Au-delà, ce déficit pourra être déduit les années suivantes.

Dès lors, si vous avez prévu de réaliser de gros travaux en 2018, dont le montant dépasse largement le plafond de 10 700 €, il peut être intéressant de dégager un déficit reportable.

Ai-je intérêt à louer mon bien par le biais d’une société ?

L’investissement dans l’immobilier peut se faire par le biais d’une structure dite translucide (Société civile immobilière soumise à l’impôt sur le revenu) ou opaque (société soumise à l’impôt sur les sociétés).

Dans le premier cas, l’imposition des bénéfices sera la même que dans le cadre de la perception directe des revenus fonciers.

Chaque associé de la société est redevable de l’impôt sur les revenus, à hauteur de ses parts dans la société. Ces revenus faisant l’objet du prélèvement à la source dans les mêmes conditions qu’en cas de détention directe, l’intérêt de recourir à ce type de structure devrait donc être limité.

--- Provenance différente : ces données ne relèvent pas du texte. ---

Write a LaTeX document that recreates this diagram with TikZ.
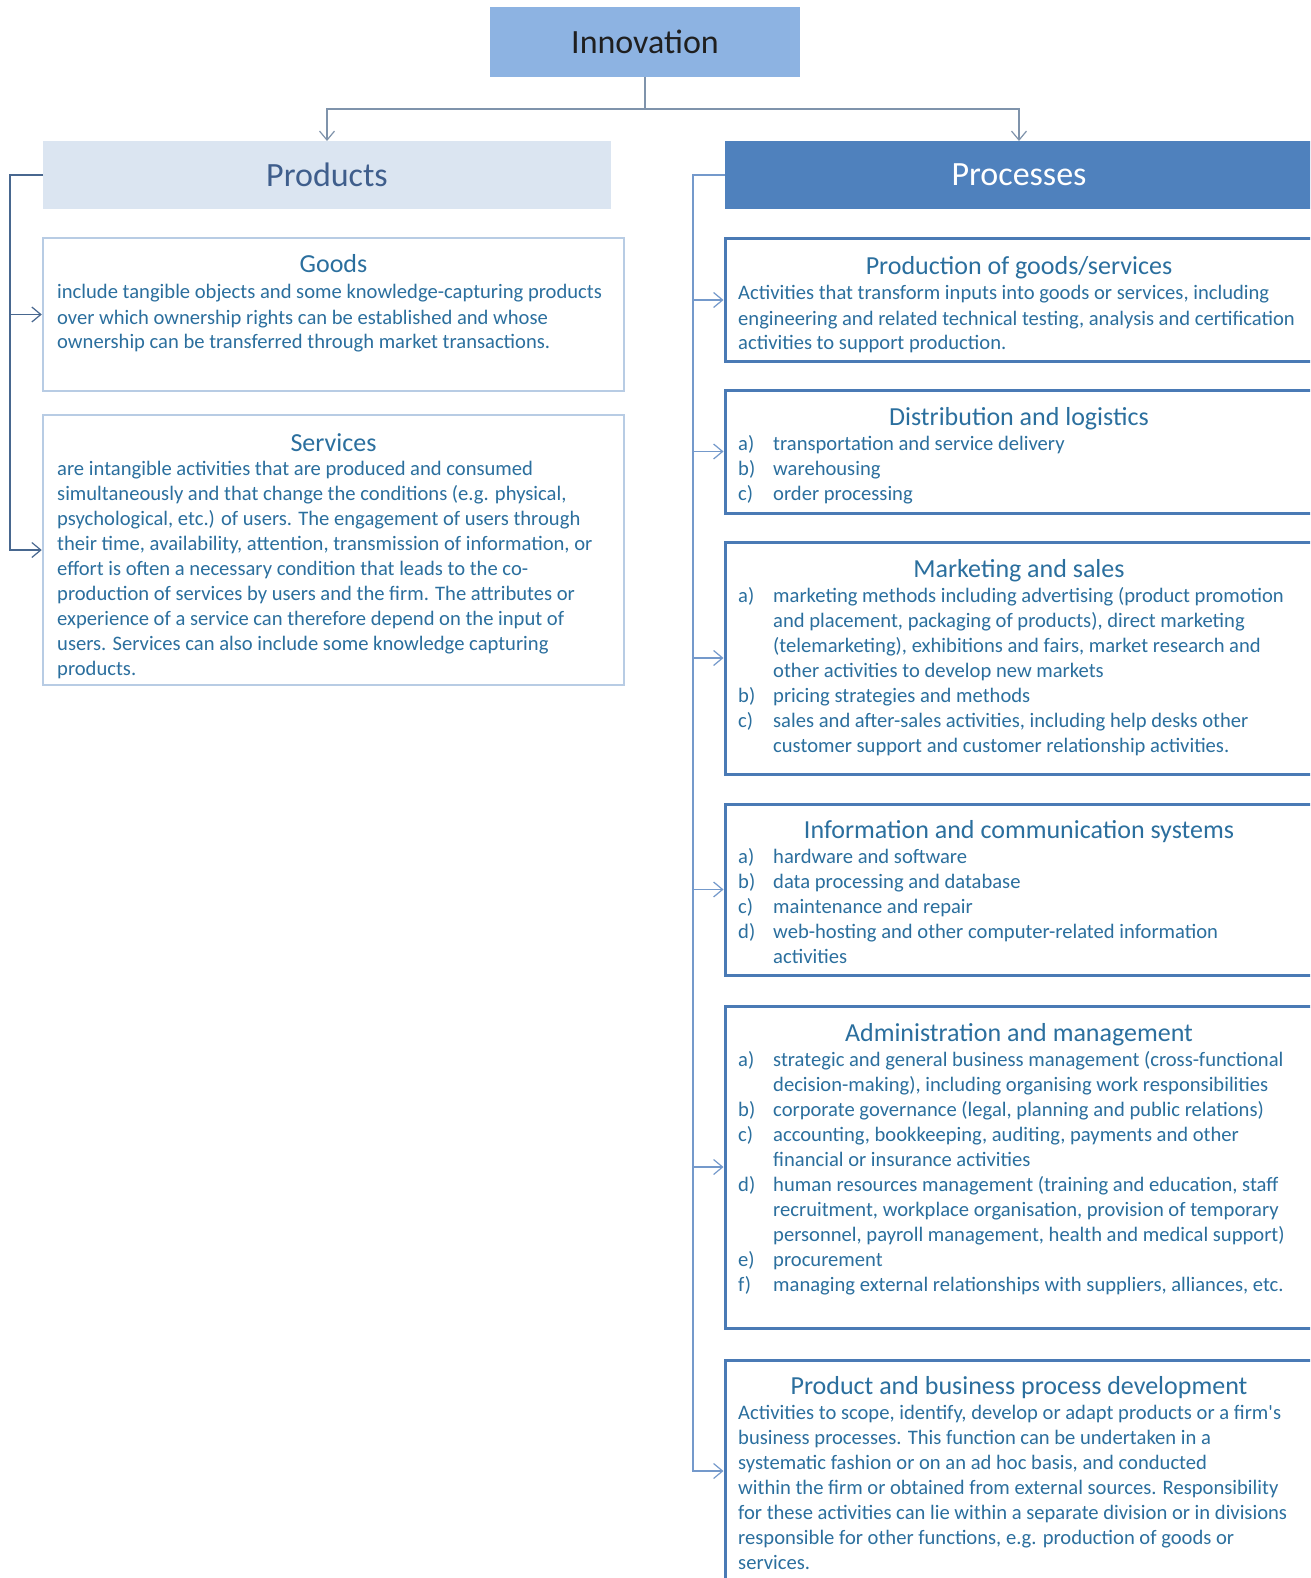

Investir par le biais d’une société soumise à l’impôt sur les sociétés pourrait être avantageux dans la mesure où les dépenses de travaux seront en principe déductibles. Mais dans ce cas l’imposition « globale » pourrait s’avérer plus lourde. En effet, un premier impôt est dû au niveau de la société (le taux de droit commun étant de 33,33 % des bénéfices) puis en cas de redistribution aux actionnaires, le dividende étant soumis au prélèvement forfaitaire unique actuellement en cours de discussion au Parlement (« flat tax » de 30 %).

A signaler : le cas « hybride » de la location meublée professionnelle ou non professionnelle (LMNP) qui présente des attraits spécifiques en ce qu’elle permet l’amortissement des constructions, les plus-values réalisées pouvant bénéficier d’exonérations. Une analyse au cas par cas est nécessaire en fonction des objectifs poursuivis à plus ou moins long terme.

Qu’en est-il pour les prélèvements sociaux ?

Un crédit d’impôt doit également permettre d’effacer les prélèvements sociaux dus au titre de l’année 2018. Dans le même esprit que le « CIMR impôt sur le revenu », le « CIMR prélèvement sociaux » sera déterminé en appliquant au montant des revenus non exceptionnels le taux des prélèvements sociaux, c’est-à-dire, 17,2% pour les revenus du patrimoine et 9,7% pour les revenus d’activité.